_What needs to be done_
Leave out the pictures and retype only the lines from the opening line to the line that holds "const xTitle = 'Curing Temp';", both ends included.

_Data provided_

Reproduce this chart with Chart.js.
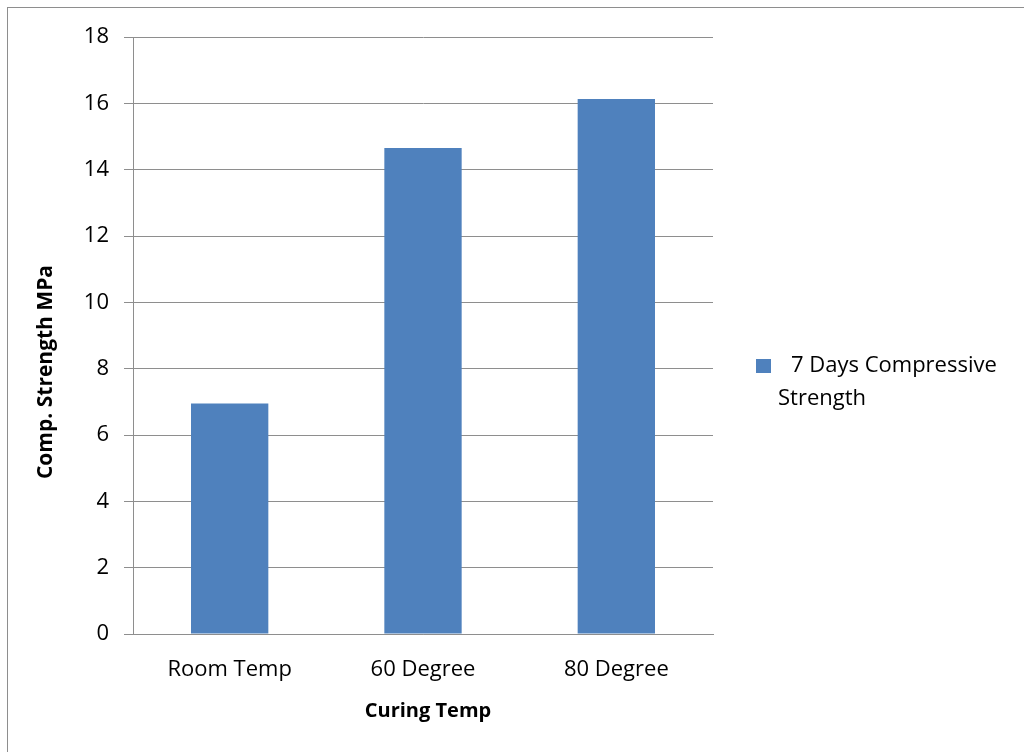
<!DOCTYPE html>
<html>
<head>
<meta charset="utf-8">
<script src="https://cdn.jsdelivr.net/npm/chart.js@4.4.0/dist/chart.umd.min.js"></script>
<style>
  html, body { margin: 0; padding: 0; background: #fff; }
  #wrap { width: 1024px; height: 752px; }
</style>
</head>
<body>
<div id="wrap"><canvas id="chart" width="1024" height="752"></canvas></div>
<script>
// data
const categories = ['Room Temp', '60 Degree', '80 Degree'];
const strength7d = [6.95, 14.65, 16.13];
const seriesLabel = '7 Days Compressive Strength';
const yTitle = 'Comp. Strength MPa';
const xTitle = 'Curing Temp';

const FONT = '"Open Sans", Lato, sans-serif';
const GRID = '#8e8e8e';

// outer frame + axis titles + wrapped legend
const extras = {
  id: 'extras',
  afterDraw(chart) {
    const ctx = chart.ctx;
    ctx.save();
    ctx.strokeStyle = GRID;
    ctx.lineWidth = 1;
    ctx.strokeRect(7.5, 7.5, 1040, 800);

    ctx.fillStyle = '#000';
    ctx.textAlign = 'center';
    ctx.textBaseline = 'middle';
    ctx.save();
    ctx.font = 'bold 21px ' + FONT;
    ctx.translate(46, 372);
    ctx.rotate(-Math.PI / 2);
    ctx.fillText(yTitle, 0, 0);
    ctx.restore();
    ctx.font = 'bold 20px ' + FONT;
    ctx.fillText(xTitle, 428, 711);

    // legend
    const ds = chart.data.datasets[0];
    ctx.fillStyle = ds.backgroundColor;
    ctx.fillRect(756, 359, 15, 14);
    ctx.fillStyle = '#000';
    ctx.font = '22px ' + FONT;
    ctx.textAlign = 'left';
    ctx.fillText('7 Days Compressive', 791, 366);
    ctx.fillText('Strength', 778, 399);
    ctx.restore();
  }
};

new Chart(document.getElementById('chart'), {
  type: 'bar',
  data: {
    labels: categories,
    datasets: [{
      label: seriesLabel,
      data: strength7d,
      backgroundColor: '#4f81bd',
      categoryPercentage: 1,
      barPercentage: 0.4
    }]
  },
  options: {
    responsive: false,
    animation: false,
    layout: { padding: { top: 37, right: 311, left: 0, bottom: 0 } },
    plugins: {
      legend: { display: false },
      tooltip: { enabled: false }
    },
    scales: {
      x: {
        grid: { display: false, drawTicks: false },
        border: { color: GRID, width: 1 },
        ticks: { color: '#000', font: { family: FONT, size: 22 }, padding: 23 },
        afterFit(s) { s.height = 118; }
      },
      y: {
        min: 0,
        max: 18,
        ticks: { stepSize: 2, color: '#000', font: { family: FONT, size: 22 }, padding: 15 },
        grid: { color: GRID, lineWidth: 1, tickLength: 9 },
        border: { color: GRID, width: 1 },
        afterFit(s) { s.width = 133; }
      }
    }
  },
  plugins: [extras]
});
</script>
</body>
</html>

_Result for this exercise_
Reproduce this chart with Chart.js.
<!DOCTYPE html>
<html>
<head>
<meta charset="utf-8">
<script src="https://cdn.jsdelivr.net/npm/chart.js@4.4.0/dist/chart.umd.min.js"></script>
<style>
  html, body { margin: 0; padding: 0; background: #fff; }
  #wrap { width: 1024px; height: 752px; }
</style>
</head>
<body>
<div id="wrap"><canvas id="chart" width="1024" height="752"></canvas></div>
<script>
// data
const categories = ['Room Temp', '60 Degree', '80 Degree'];
const strength7d = [6.95, 14.65, 16.13];
const seriesLabel = '7 Days Compressive Strength';
const yTitle = 'Comp. Strength MPa';
const xTitle = 'Curing Temp';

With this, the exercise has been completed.